A colder than normal day, or a colder than normal week, or a colder than normal month, or a colder than normal season or a colder than normal year in your location, your state or your region does not negate the fact that the Earth is warming.

Weather is different than climate. Weather exhibits the day to day variation and climate looks at all of the variation in an attempt to determine the long term trend. When we consider the entire globe, there will appear to be contrary evidence with regions not exhibiting the trend that exists for the majority of the Earth.
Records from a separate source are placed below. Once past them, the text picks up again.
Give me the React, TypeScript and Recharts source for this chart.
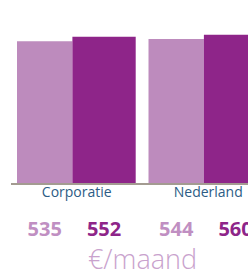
import React from 'react';
import { BarChart, Bar, XAxis, YAxis, Label } from 'recharts';

const categories = ['Corporatie', 'Nederland'];
const lightValues = [535, 544];
const darkValues = [552, 560];
const unitLabel = '€/maand';

const data = categories.map((name, i) => ({ name, light: lightValues[i], dark: darkValues[i] }));

const FONT = '"Open Sans", sans-serif';

const valueLabel = (color: string) => (props: any) => {
  const { x, y, width, height, value } = props;
  return (
    <text
      x={Number(x) + Number(width) / 2}
      y={Number(y) + Number(height) + 52}
      textAnchor="middle"
      fill={color}
      fontSize={20}
      fontWeight={700}
      fontFamily={FONT}
    >
      {value}
    </text>
  );
};

export default function App() {
  return (
    <div style={{ position: 'fixed', left: 0, top: 0, width: 248, height: 272, overflow: 'hidden', background: '#fff' }}>
      <BarChart
        width={290}
        height={272}
        data={data}
        margin={{ top: 24, right: 16, left: 11, bottom: 0 }}
        barGap={0}
      >
        <YAxis hide domain={[0, 600]} />
        <XAxis
          dataKey="name"
          height={88}
          axisLine={{ stroke: '#a39b91', strokeWidth: 2 }}
          tickLine={false}
          tickSize={0}
          tickMargin={3}
          tick={{ fill: '#2c5c85', fontSize: 14, fontFamily: FONT }}
        >
          <Label
            value={unitLabel}
            position="insideBottom"
            offset={3}
            fill="#c9a2cd"
            fontSize={27}
            fontWeight={300}
            fontFamily={FONT}
          />
        </XAxis>
        <Bar dataKey="light" fill="#bd8bbd" barSize={55.4} isAnimationActive={false} label={valueLabel('#c08fc2')} />
        <Bar dataKey="dark" fill="#8e2589" barSize={63.3} isAnimationActive={false} label={valueLabel('#8e2589')} />
      </BarChart>
    </div>
  );
}
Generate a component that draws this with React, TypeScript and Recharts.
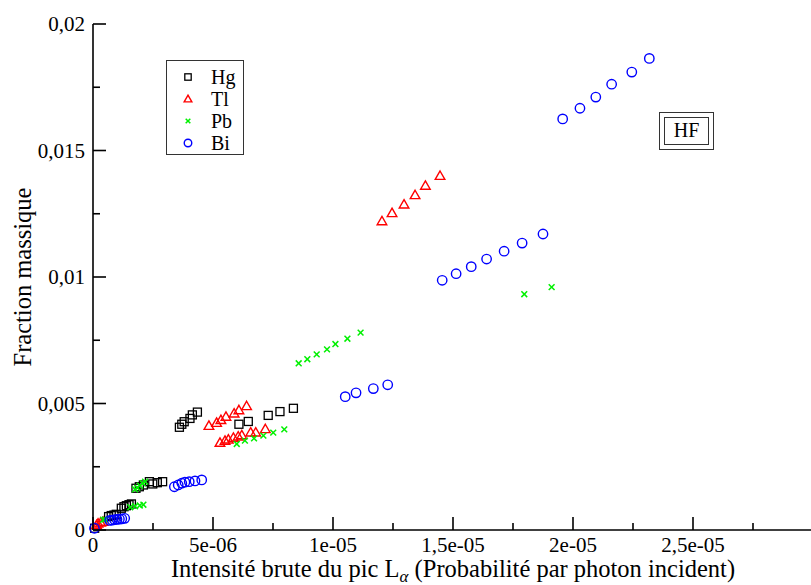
import React from 'react';
import { ScatterChart, Scatter, XAxis, YAxis, Legend } from 'recharts';

// Values (x: probability per incident photon, y: mass fraction)
const hgPoints = [
  { x: 0.07e-6, y: 0.07e-3 },
  { x: 0.65e-6, y: 0.53e-3 }, { x: 0.76e-6, y: 0.57e-3 }, { x: 0.875e-6, y: 0.59e-3 }, { x: 0.97e-6, y: 0.62e-3 },
  { x: 1.18e-6, y: 0.86e-3 }, { x: 1.29e-6, y: 0.92e-3 }, { x: 1.39e-6, y: 0.96e-3 }, { x: 1.5e-6, y: 1.0e-3 }, { x: 1.6e-6, y: 1.03e-3 },
  { x: 1.79e-6, y: 1.65e-3 }, { x: 1.93e-6, y: 1.71e-3 }, { x: 2.1e-6, y: 1.78e-3 }, { x: 2.35e-6, y: 1.91e-3 },
  { x: 2.49e-6, y: 1.82e-3 }, { x: 2.68e-6, y: 1.87e-3 }, { x: 2.9e-6, y: 1.91e-3 },
  { x: 3.6e-6, y: 4.06e-3 }, { x: 3.7e-6, y: 4.18e-3 }, { x: 3.8e-6, y: 4.28e-3 }, { x: 4.04e-6, y: 4.41e-3 },
  { x: 4.14e-6, y: 4.55e-3 }, { x: 4.35e-6, y: 4.66e-3 },
  { x: 6.08e-6, y: 4.18e-3 }, { x: 6.47e-6, y: 4.29e-3 }, { x: 7.3e-6, y: 4.53e-3 }, { x: 7.79e-6, y: 4.68e-3 }, { x: 8.35e-6, y: 4.81e-3 },
];

const tlPoints = [
  { x: 0.15e-6, y: 0.2e-3 }, { x: 0.21e-6, y: 0.26e-3 }, { x: 0.32e-6, y: 0.3e-3 }, { x: 0.42e-6, y: 0.33e-3 },
  { x: 4.83e-6, y: 4.12e-3 }, { x: 5.15e-6, y: 4.24e-3 }, { x: 5.33e-6, y: 4.35e-3 }, { x: 5.54e-6, y: 4.48e-3 },
  { x: 5.88e-6, y: 4.61e-3 }, { x: 6.08e-6, y: 4.74e-3 }, { x: 6.4e-6, y: 4.9e-3 },
  { x: 5.29e-6, y: 3.45e-3 }, { x: 5.5e-6, y: 3.53e-3 }, { x: 5.64e-6, y: 3.58e-3 }, { x: 5.85e-6, y: 3.65e-3 },
  { x: 6.05e-6, y: 3.7e-3 }, { x: 6.2e-6, y: 3.75e-3 }, { x: 6.57e-6, y: 3.86e-3 }, { x: 6.78e-6, y: 3.86e-3 }, { x: 7.18e-6, y: 3.99e-3 },
  { x: 12.04e-6, y: 12.21e-3 }, { x: 12.46e-6, y: 12.53e-3 }, { x: 12.96e-6, y: 12.87e-3 },
  { x: 13.42e-6, y: 13.24e-3 }, { x: 13.85e-6, y: 13.61e-3 }, { x: 14.46e-6, y: 14.0e-3 },
];

const pbPoints = [
  { x: 0.42e-6, y: 0.4e-3 }, { x: 0.5e-6, y: 0.42e-3 },
  { x: 1.55e-6, y: 0.9e-3 }, { x: 1.75e-6, y: 0.94e-3 }, { x: 1.95e-6, y: 0.97e-3 }, { x: 2.1e-6, y: 1.0e-3 },
  { x: 1.75e-6, y: 1.61e-3 }, { x: 1.85e-6, y: 1.67e-3 }, { x: 1.96e-6, y: 1.75e-3 }, { x: 2.07e-6, y: 1.85e-3 }, { x: 2.17e-6, y: 1.91e-3 },
  { x: 5.99e-6, y: 3.4e-3 }, { x: 6.33e-6, y: 3.53e-3 }, { x: 6.71e-6, y: 3.62e-3 }, { x: 7.1e-6, y: 3.73e-3 },
  { x: 7.51e-6, y: 3.85e-3 }, { x: 7.97e-6, y: 3.98e-3 },
  { x: 8.57e-6, y: 6.59e-3 }, { x: 8.93e-6, y: 6.75e-3 }, { x: 9.32e-6, y: 6.94e-3 }, { x: 9.75e-6, y: 7.14e-3 },
  { x: 10.1e-6, y: 7.35e-3 }, { x: 10.6e-6, y: 7.56e-3 }, { x: 11.15e-6, y: 7.8e-3 },
  { x: 17.97e-6, y: 9.32e-3 }, { x: 19.11e-6, y: 9.6e-3 },
];

const biPoints = [
  { x: 0.06e-6, y: 0.07e-3 },
  { x: 0.7e-6, y: 0.38e-3 }, { x: 0.8e-6, y: 0.39e-3 }, { x: 0.9e-6, y: 0.41e-3 }, { x: 1.0e-6, y: 0.42e-3 },
  { x: 1.1e-6, y: 0.43e-3 }, { x: 1.2e-6, y: 0.44e-3 }, { x: 1.32e-6, y: 0.46e-3 },
  { x: 3.39e-6, y: 1.71e-3 }, { x: 3.55e-6, y: 1.78e-3 }, { x: 3.7e-6, y: 1.85e-3 }, { x: 3.83e-6, y: 1.89e-3 },
  { x: 4.01e-6, y: 1.91e-3 }, { x: 4.25e-6, y: 1.94e-3 }, { x: 4.53e-6, y: 1.98e-3 },
  { x: 10.51e-6, y: 5.27e-3 }, { x: 10.96e-6, y: 5.42e-3 }, { x: 11.68e-6, y: 5.59e-3 }, { x: 12.28e-6, y: 5.74e-3 },
  { x: 14.55e-6, y: 9.87e-3 }, { x: 15.13e-6, y: 10.13e-3 }, { x: 15.76e-6, y: 10.41e-3 }, { x: 16.4e-6, y: 10.71e-3 },
  { x: 17.13e-6, y: 11.02e-3 }, { x: 17.88e-6, y: 11.34e-3 }, { x: 18.75e-6, y: 11.7e-3 },
  { x: 19.57e-6, y: 16.25e-3 }, { x: 20.29e-6, y: 16.67e-3 }, { x: 20.95e-6, y: 17.11e-3 },
  { x: 21.61e-6, y: 17.62e-3 }, { x: 22.45e-6, y: 18.1e-3 }, { x: 23.18e-6, y: 18.64e-3 },
];

const seriesNames = ['Hg', 'Tl', 'Pb', 'Bi'];
const seriesColors = ['#000000', '#ff0000', '#00f000', '#0000ff'];
const seriesShapes = ['square', 'triangle', 'cross', 'circle'];
const seriesData = [hgPoints, tlPoints, pbPoints, biPoints];

const xMajorTicks = [0, 5e-6, 1e-5, 1.5e-5, 2e-5, 2.5e-5, 3e-5];
// the 3e-05 label falls outside the visible frame in the original
const xTickLabels = ['0', '5e-06', '1e-05', '1,5e-05', '2e-05', '2,5e-05', ''];
const xMinorTicks = [2.5e-6, 7.5e-6, 1.25e-5, 1.75e-5, 2.25e-5, 2.75e-5];
const yMajorTicks = [0, 0.005, 0.01, 0.015, 0.02];
const yTickLabels = ['0', '0,005', '0,01', '0,015', '0,02'];
const yMinorTicks = [0.0025, 0.0075, 0.0125, 0.0175];

const allXTicks = [...xMajorTicks, ...xMinorTicks].sort((a, b) => a - b);
const allYTicks = [...yMajorTicks, ...yMinorTicks].sort((a, b) => a - b);

const FONT = '"Liberation Serif", "Times New Roman", serif';

const Marker = ({ cx, cy, kind, color, s = 1 }: any) => {
  if (cx == null || cy == null) return null;
  if (kind === 'square') {
    const h = 4 * s;
    return <rect x={cx - h} y={cy - h} width={2 * h} height={2 * h} fill="none" stroke={color} strokeWidth={1.3} />;
  }
  if (kind === 'triangle') {
    const w = 4.8 * s;
    return (
      <polygon
        points={`${cx},${cy - w} ${cx + w},${cy + w * 0.75} ${cx - w},${cy + w * 0.75}`}
        fill="none"
        stroke={color}
        strokeWidth={1.4}
      />
    );
  }
  if (kind === 'cross') {
    const c = 2.9 * s;
    return (
      <g stroke={color} strokeWidth={1.5}>
        <line x1={cx - c} y1={cy - c} x2={cx + c} y2={cy + c} />
        <line x1={cx - c} y1={cy + c} x2={cx + c} y2={cy - c} />
      </g>
    );
  }
  return <circle cx={cx} cy={cy} r={4.7 * s} fill="none" stroke={color} strokeWidth={1.4} />;
};

const findMajor = (v: number, majors: number[]) => majors.findIndex((m) => Math.abs(m - v) < 1e-12);

const AxisTick = ({ x, y, payload, side }: any) => {
  const isX = side === 'bottom' || side === 'top';
  const i = findMajor(payload.value, isX ? xMajorTicks : yMajorTicks);
  const len = i >= 0 ? 13 : 7;
  let x2 = x;
  let y2 = y;
  if (side === 'bottom') y2 = y - len;
  if (side === 'top') y2 = y + len;
  if (side === 'left') x2 = x + len;
  if (side === 'right') x2 = x - len;
  return (
    <g>
      <line x1={x} y1={y} x2={x2} y2={y2} stroke="#000" strokeWidth={1.6} />
      {i >= 0 && side === 'bottom' && xTickLabels[i] && (
        <text x={x} y={y + 22} textAnchor="middle" fontFamily={FONT} fontSize={21} fill="#000">
          {xTickLabels[i]}
        </text>
      )}
      {i >= 0 && side === 'left' && (
        <text x={x - 8} y={y + 7} textAnchor="end" fontFamily={FONT} fontSize={21} fill="#000">
          {yTickLabels[i]}
        </text>
      )}
    </g>
  );
};

const XTitle = ({ viewBox }: any) => {
  const cx = viewBox.x + viewBox.width / 2;
  return (
    <text x={cx} y={viewBox.y + 47} textAnchor="middle" fontFamily={FONT} fontSize={24.5} fill="#000">
      <tspan>Intensité brute du pic L</tspan>
      <tspan dy={5} fontSize={17} fontStyle="italic">α</tspan>
      <tspan dy={-5}> (Probabilité par photon incident)</tspan>
    </text>
  );
};

const YTitle = ({ viewBox }: any) => {
  const cy = viewBox.y + viewBox.height / 2;
  return (
    <text
      x={22}
      y={cy}
      transform={`rotate(-90, 22, ${cy})`}
      textAnchor="middle"
      dominantBaseline="central"
      fontFamily={FONT}
      fontSize={24.5}
      fill="#000"
    >
      Fraction massique
    </text>
  );
};

const LegendBox = () => (
  <div
    style={{
      border: '1.3px solid #333',
      width: 78,
      height: 95,
      boxSizing: 'border-box',
      background: '#fff',
      paddingTop: 5,
    }}
  >
    {seriesNames.map((name, i) => (
      <div key={name} style={{ display: 'flex', alignItems: 'center', height: 22 }}>
        <svg width={44} height={20}>
          <Marker kind={seriesShapes[i]} color={seriesColors[i]} cx={21} cy={10} s={0.8} />
        </svg>
        <span style={{ fontFamily: FONT, fontSize: 20, color: '#000', lineHeight: '20px' }}>{name}</span>
      </div>
    ))}
  </div>
);

export default function App() {
  return (
    <div style={{ position: 'absolute', left: 0, top: 0, width: 811, height: 585, overflow: 'hidden', background: '#fff' }}>
      <ScatterChart width={830} height={585} margin={{ top: 24, right: 17, bottom: 0, left: 0 }}>
        <XAxis
          xAxisId="b"
          type="number"
          dataKey="x"
          domain={[0, 3e-5]}
          ticks={allXTicks}
          interval={0}
          orientation="bottom"
          height={55}
          tickSize={0}
          tickMargin={0}
          tickLine={false}
          axisLine={{ stroke: '#000', strokeWidth: 1.6 }}
          tick={(p: any) => <AxisTick {...p} side="bottom" />}
          label={(p: any) => <XTitle {...p} />}
        />
        <XAxis
          xAxisId="t"
          type="number"
          dataKey="x"
          domain={[0, 3e-5]}
          ticks={allXTicks}
          interval={0}
          orientation="top"
          height={0}
          tickSize={0}
          tickMargin={0}
          tickLine={false}
          axisLine={{ stroke: '#000', strokeWidth: 1.6 }}
          tick={(p: any) => <AxisTick {...p} side="top" />}
        />
        <YAxis
          yAxisId="l"
          type="number"
          dataKey="y"
          domain={[0, 0.02]}
          ticks={allYTicks}
          interval={0}
          orientation="left"
          width={93}
          tickSize={0}
          tickMargin={0}
          tickLine={false}
          axisLine={{ stroke: '#000', strokeWidth: 1.6 }}
          tick={(p: any) => <AxisTick {...p} side="left" />}
          label={(p: any) => <YTitle {...p} />}
        />
        <YAxis
          yAxisId="r"
          type="number"
          dataKey="y"
          domain={[0, 0.02]}
          ticks={allYTicks}
          interval={0}
          orientation="right"
          width={0}
          tickSize={0}
          tickMargin={0}
          tickLine={false}
          axisLine={{ stroke: '#000', strokeWidth: 1.6 }}
          tick={(p: any) => <AxisTick {...p} side="right" />}
        />
        <Legend
          layout="vertical"
          align="center"
          verticalAlign="middle"
          wrapperStyle={{ left: 166, top: 60, width: 78, height: 95 }}
          content={() => <LegendBox />}
        />
        {seriesData.map((pts, i) => (
          <Scatter
            key={seriesNames[i]}
            name={seriesNames[i]}
            data={pts}
            xAxisId="b"
            yAxisId="l"
            fill={seriesColors[i]}
            isAnimationActive={false}
            shape={(p: any) => <Marker cx={p.cx} cy={p.cy} kind={seriesShapes[i]} color={seriesColors[i]} />}
          />
        ))}
      </ScatterChart>
      <div
        style={{
          position: 'absolute',
          left: 659,
          top: 112,
          width: 55,
          height: 38,
          boxSizing: 'border-box',
          border: '1.3px solid #333',
          padding: 4,
          background: '#fff',
        }}
      >
        <div
          style={{
            border: '1.3px solid #333',
            height: '100%',
            boxSizing: 'border-box',
            fontFamily: FONT,
            fontSize: 20,
            lineHeight: '25px',
            textAlign: 'center',
            color: '#000',
          }}
        >
          HF
        </div>
      </div>
    </div>
  );
}
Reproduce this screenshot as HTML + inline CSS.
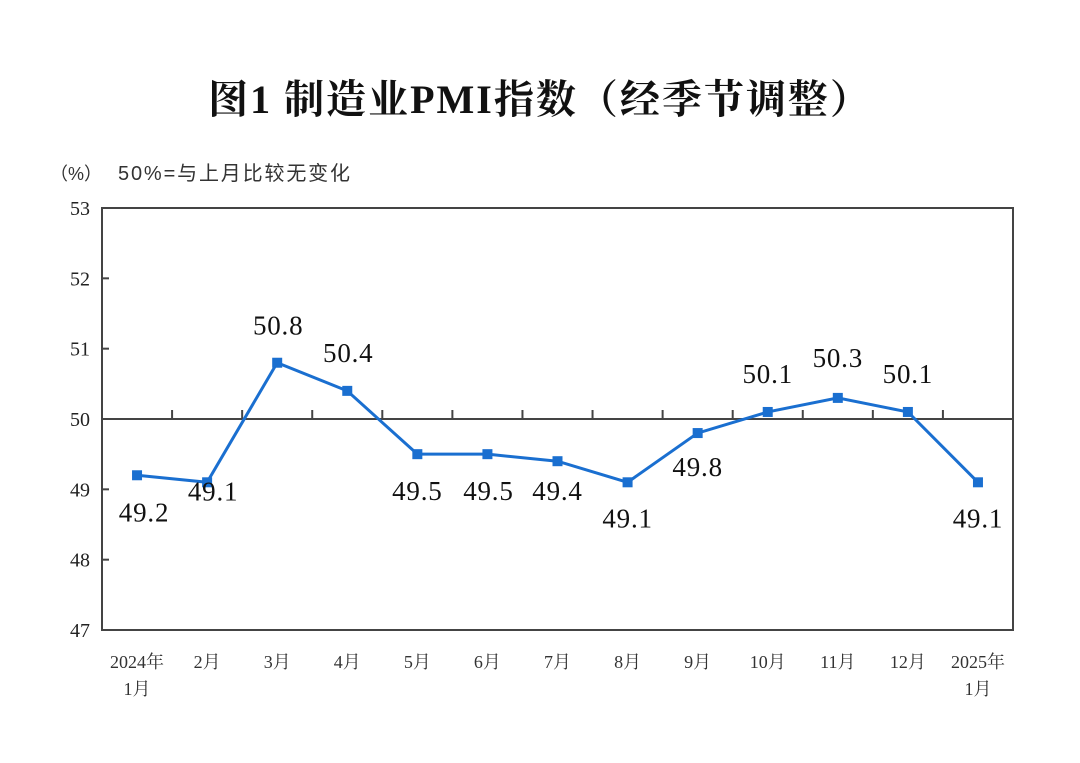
<!DOCTYPE html>
<html><head><meta charset="utf-8"><style>
body{margin:0;background:#fff;}
svg text{font-family:"Liberation Serif","Noto Serif CJK SC",serif;}
</style></head><body>
<svg width="1080" height="758" xmlns="http://www.w3.org/2000/svg">
<text x="540" y="113" text-anchor="middle" font-size="40" font-weight="bold" letter-spacing="2" fill="#111">图1  制造业PMI指数（经季节调整）</text>
<text x="50" y="180" font-size="18" fill="#333" style="font-family:'Liberation Sans','Noto Sans CJK SC',sans-serif">（%）</text>
<text x="118" y="180" font-size="20" fill="#333" textLength="232" style="font-family:'Liberation Sans','Noto Sans CJK SC',sans-serif">50%=与上月比较无变化</text>
<g id="plot"></g>
</svg>
<script>
const categories=["2024年|1月","2月","3月","4月","5月","6月","7月","8月","9月","10月","11月","12月","2025年|1月"];
const values=[49.2,49.1,50.8,50.4,49.5,49.5,49.4,49.1,49.8,50.1,50.3,50.1,49.1];
const valueLabels=["49.2","49.1","50.8","50.4","49.5","49.5","49.4","49.1","49.8","50.1","50.3","50.1","49.1"];
const yTicks=[47,48,49,50,51,52,53];
const labelDy=[36,8,-38,-39,36,36,29,35,33,-39,-41,-39,35];
const labelDx=[7,6,1,1,0,1,0,0,0,0,0,0,0];
const L=102,R=1013,T=208,B=630,yMin=47,yMax=53;
const bw=(R-L)/categories.length;
const xs=i=>L+bw*(i+0.5);
const ys=v=>B-(v-yMin)/(yMax-yMin)*(B-T);
const NS="http://www.w3.org/2000/svg";
const g=document.getElementById('plot');
function mk(t,a){const e=document.createElementNS(NS,t);for(const k in a)e.setAttribute(k,a[k]);g.appendChild(e);return e;}
let e=mk('rect',{x:L,y:T,width:R-L,height:B-T,fill:'none',stroke:'#444','stroke-width':2});


yTicks.forEach(t=>{
 const y=ys(t);
 let tk=mk('line',{x1:L,x2:L+7,y1:y,y2:y,stroke:'#444','stroke-width':2});
 
 
 let tx=mk('text',{x:90,y:y+7,'text-anchor':'end','font-size':20,fill:'#222'});
 tx.textContent=t;
 
 
});
const y50=ys(50);
e=mk('line',{x1:L,x2:R,y1:y50,y2:y50,stroke:'#444','stroke-width':2});


for(let i=1;i<categories.length;i++){
 const x=L+bw*i;
 let tk=mk('line',{x1:x,x2:x,y1:y50,y2:y50-9,stroke:'#444','stroke-width':2});
 
 
}
categories.forEach((c,i)=>{
 c.split('|').forEach((s,j)=>{
  let tx=mk('text',{x:xs(i),y:668+j*27,'text-anchor':'middle','font-size':18,fill:'#333'});
  tx.textContent=s;
  
  
 });
});
e=mk('polyline',{points:values.map((v,i)=>xs(i)+','+ys(v)).join(' '),fill:'none',stroke:'#1a6fd0','stroke-width':3});


values.forEach((v,i)=>{
 let m=mk('rect',{x:xs(i)-5,y:ys(v)-5,width:10,height:10,fill:'#1a6fd0'});
 
 
 let tx=mk('text',{x:xs(i)+labelDx[i],y:ys(v)+labelDy[i]+10,'text-anchor':'middle','font-size':27,'letter-spacing':0.8,fill:'#111'});
 tx.textContent=valueLabels[i];
 
 
});
</script>
</body></html>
A good analogy would be the stock market. Obviously the trend will stand out, yet there are numerous ups and downs in that trend. And, your particular stocks might be losing ground while the trend still exhibits an upward trend. And conversely when the stock market exhibits a downward trend, there are always a few individuals who are going against the trend and their stock portfolio is rising in value.

Bottom line: It’s called “Global Warming” and refers to the average of the entire globe over a period of time. There will always be some exceptions for some areas of the globe, but as long as the majority of the earth is warming, then the trend is called “Global Warming”. Looking at the monthly global anomaly maps or the U.S. statewide rankings, included here, clearly exhibits the fact that there were regions of the Earth and states in 2010 that “bucked the trend” and did not exhibit warming. However, the overall global average temperature at the end of 2010 was still tied as warmest on record.

The phrase “Its Called Global Warming, not Nebraska Warming” is a reminder that it can be cooler than normal or merely near normal in Nebraska during some months and even for the entire year, but that does not mean “Global warming “ is over or does not exist. That is, what is happening in Nebraska may not represent the global average.